Susanne Shaw, the accrediting council's executive director, does not favor a rigorous standard. Shaw teaches journalism at the University of Kansas and it makes her uneasy to visit a university - especially a public university - and tell the provost that it will cost $250,000 to bring the journalism school up to snuff. She favors a more relaxed standard in keeping with the financial resources of the nation's public schools.

In her mind, the crucial word is exposure.

"I would hope that all of the schools would expose students to the online world," Shaw says.

Nonetheless, some journalism educators foresee a day when exposure will no longer be adequate.

Stewart predicts that in two years building and maintaining Web sites will become basic skills for journalism students, like using computers for word processing today.

Money is another key variable. It can cost hundreds of thousands of dollars to purchase computers, network them, hire technicians to keep them operating properly, and then find and hire qualified faculty to teach students how to use them.

For all the colleges revamping curricula, there are probably an equal number that cannot due to financial reasons, says McKerral, the professor at Troy State. Only schools blessed with large endowments seem to be able to move forward, McKerral said.

Meanwhile, many public institutions are retrenching because of budget cuts inflicted by state legislatures.
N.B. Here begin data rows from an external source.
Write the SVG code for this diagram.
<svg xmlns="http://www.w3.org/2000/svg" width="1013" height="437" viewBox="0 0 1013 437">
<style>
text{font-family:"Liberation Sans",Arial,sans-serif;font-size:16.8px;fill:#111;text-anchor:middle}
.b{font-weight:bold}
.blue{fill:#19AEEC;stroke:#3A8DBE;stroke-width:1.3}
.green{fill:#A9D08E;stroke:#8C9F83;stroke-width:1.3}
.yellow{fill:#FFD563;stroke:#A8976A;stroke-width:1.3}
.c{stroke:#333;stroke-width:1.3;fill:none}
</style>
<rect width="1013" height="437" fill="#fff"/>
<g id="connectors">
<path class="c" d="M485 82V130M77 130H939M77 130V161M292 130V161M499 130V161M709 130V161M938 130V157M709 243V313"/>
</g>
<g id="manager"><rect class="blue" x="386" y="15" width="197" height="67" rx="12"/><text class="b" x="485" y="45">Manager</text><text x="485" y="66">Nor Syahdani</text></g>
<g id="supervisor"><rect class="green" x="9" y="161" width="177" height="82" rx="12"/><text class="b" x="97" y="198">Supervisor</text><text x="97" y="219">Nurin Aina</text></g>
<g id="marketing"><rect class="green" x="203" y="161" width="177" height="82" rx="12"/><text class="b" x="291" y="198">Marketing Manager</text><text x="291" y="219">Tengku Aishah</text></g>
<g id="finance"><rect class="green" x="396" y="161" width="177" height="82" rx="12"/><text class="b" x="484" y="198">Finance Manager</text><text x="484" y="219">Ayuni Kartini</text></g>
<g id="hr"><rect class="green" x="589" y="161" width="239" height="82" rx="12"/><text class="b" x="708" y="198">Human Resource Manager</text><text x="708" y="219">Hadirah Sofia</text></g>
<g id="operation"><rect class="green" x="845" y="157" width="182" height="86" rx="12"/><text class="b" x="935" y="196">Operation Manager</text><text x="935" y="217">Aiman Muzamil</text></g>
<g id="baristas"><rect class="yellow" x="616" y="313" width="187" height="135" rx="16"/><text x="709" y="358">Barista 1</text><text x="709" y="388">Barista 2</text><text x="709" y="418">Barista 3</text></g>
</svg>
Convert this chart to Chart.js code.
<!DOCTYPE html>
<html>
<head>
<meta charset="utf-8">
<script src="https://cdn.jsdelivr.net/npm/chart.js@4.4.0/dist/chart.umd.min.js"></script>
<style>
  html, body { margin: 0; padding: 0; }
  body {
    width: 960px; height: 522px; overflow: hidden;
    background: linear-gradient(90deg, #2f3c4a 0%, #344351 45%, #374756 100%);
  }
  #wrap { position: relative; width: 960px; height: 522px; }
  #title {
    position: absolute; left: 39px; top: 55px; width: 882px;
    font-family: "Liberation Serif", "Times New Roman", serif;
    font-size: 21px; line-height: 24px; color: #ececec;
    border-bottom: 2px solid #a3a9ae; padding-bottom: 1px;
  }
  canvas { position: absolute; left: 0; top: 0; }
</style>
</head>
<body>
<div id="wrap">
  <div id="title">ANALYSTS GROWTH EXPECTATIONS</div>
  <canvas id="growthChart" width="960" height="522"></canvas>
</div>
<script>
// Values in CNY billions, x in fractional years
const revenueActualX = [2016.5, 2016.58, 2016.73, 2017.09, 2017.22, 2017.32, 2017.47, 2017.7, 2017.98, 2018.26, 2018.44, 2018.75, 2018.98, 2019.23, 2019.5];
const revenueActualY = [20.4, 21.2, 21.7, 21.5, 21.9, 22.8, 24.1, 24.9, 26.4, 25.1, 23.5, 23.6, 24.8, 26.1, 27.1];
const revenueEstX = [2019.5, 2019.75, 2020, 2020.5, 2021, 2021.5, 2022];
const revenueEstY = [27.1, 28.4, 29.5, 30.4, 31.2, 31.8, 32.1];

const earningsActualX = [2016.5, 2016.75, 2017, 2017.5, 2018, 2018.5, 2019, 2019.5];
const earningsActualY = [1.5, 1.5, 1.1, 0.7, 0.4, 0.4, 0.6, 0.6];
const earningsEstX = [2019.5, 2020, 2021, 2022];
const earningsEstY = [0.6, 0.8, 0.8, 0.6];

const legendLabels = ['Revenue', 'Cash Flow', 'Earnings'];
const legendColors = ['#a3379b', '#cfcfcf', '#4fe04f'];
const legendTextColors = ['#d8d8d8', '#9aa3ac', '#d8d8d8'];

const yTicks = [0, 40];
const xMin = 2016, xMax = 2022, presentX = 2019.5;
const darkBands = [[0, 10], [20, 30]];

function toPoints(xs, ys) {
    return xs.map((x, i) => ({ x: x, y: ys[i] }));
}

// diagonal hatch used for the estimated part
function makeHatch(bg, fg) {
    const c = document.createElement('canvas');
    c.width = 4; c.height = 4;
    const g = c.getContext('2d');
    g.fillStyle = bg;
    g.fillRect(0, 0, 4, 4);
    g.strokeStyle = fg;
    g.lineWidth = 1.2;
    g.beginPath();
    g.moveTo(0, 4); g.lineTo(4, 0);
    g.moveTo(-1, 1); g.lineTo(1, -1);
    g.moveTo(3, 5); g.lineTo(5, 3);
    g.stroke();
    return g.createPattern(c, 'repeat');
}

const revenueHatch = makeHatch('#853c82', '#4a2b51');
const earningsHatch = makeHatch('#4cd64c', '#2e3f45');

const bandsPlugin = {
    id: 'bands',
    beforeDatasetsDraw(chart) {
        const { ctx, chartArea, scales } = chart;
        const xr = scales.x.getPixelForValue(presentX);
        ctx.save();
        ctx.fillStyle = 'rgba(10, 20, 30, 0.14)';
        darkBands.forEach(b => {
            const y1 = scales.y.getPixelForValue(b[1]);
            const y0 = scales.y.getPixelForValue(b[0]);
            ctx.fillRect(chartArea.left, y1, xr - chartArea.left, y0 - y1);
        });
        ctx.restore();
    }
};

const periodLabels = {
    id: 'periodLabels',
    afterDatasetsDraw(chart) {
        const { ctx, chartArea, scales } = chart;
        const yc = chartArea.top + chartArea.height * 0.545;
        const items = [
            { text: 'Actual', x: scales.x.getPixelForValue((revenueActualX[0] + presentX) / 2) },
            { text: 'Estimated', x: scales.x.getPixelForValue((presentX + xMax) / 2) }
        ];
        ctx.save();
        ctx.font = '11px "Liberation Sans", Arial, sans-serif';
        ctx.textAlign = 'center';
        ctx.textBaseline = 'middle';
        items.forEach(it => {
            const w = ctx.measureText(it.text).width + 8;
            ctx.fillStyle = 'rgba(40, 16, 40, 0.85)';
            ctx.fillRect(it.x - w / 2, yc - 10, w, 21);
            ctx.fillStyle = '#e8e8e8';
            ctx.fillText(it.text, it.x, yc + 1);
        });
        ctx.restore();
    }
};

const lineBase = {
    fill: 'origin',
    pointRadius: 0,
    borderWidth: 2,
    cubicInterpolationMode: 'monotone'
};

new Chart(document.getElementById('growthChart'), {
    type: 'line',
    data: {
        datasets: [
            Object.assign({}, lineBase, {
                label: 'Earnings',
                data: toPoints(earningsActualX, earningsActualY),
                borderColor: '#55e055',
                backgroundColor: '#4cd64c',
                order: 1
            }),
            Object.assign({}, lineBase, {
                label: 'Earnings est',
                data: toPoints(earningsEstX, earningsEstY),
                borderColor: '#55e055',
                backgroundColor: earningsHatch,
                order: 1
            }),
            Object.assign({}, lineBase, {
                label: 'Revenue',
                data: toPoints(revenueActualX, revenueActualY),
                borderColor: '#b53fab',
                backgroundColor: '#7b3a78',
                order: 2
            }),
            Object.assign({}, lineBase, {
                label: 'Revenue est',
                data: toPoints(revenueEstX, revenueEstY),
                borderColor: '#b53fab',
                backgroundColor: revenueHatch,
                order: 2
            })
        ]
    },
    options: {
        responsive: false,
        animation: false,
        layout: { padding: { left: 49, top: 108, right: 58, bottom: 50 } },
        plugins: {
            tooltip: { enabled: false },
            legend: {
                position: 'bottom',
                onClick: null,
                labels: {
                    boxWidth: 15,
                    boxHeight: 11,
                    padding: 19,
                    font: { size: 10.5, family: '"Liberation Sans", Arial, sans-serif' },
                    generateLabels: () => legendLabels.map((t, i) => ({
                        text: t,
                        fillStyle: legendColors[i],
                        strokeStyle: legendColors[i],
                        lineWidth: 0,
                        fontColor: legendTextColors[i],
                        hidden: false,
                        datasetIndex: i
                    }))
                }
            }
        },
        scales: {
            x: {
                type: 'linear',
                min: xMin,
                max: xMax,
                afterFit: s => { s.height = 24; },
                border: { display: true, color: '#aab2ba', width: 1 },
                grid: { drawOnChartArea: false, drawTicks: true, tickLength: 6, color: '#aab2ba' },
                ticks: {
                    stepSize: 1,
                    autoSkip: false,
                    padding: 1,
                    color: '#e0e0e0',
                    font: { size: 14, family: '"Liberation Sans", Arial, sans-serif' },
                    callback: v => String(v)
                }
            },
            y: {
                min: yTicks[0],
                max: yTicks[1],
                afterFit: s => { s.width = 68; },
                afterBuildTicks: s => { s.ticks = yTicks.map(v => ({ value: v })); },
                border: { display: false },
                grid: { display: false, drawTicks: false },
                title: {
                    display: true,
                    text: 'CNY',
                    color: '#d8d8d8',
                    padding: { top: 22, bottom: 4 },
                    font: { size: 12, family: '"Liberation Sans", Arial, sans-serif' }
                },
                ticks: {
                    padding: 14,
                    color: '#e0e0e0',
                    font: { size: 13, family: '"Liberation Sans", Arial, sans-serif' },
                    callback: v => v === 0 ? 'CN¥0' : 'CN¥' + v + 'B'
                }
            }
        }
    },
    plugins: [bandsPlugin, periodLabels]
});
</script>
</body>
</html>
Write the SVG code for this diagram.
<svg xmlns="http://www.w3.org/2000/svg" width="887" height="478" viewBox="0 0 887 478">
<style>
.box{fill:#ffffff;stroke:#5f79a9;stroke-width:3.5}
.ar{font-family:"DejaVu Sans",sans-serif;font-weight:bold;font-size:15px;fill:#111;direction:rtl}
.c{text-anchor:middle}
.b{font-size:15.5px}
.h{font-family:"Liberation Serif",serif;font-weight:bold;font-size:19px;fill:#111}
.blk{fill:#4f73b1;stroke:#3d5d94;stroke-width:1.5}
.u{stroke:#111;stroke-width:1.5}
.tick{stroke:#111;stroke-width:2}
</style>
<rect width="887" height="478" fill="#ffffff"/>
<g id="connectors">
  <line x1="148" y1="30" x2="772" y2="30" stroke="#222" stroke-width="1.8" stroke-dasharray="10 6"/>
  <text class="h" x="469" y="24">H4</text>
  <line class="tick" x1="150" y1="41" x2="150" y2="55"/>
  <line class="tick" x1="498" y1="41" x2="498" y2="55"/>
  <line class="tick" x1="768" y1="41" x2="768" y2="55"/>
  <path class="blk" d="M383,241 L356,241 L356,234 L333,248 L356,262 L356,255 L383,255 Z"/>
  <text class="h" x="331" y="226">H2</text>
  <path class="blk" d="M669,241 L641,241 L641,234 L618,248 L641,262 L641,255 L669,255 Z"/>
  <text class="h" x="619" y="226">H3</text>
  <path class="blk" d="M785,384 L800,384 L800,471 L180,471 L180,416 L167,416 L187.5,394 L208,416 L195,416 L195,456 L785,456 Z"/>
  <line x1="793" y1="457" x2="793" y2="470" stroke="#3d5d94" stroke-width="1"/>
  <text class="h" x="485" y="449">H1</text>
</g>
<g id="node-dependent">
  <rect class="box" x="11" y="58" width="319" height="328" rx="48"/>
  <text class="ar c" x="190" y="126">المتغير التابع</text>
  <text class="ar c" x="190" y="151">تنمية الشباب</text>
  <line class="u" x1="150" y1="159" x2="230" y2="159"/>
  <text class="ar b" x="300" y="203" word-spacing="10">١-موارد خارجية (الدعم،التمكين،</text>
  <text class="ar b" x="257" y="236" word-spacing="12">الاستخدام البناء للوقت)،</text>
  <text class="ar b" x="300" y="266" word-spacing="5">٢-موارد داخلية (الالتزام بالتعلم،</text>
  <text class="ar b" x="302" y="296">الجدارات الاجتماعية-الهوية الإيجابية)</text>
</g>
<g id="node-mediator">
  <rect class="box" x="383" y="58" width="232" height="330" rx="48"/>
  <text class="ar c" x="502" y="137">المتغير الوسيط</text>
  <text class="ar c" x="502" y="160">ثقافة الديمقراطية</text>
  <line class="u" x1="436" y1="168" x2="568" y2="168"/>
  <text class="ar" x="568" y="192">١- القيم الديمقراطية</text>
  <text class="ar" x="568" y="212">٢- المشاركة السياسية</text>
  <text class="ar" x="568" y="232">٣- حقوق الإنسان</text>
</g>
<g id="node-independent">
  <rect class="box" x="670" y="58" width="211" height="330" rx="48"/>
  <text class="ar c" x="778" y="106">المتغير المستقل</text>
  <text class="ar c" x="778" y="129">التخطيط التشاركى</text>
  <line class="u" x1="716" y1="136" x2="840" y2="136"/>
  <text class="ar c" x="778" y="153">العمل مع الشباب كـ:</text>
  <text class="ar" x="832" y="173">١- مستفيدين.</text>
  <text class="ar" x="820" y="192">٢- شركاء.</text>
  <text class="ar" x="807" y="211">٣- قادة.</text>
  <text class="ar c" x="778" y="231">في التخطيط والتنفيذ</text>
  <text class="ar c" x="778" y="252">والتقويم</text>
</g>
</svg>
A closely related problem is the ability to attract faculty. Well-qualified teachers cost money, especially when a university must lure them away from exciting, ground-breaking work within industry.

To combat this fundamental problem, Syracuse University's S.I. Newhouse School is getting creative. Administrators there plan to take a staple of undergraduate professional training - the internship - and adapt it for use by faculty.

Golden notes that the pioneering work in digital journalism is mostly being done by recent college graduates. It could be 10 to 15 years before these professionals are ready to return to the classroom to teach full-time.

"Between now and then," Golden says, "We're just running as fast as we can."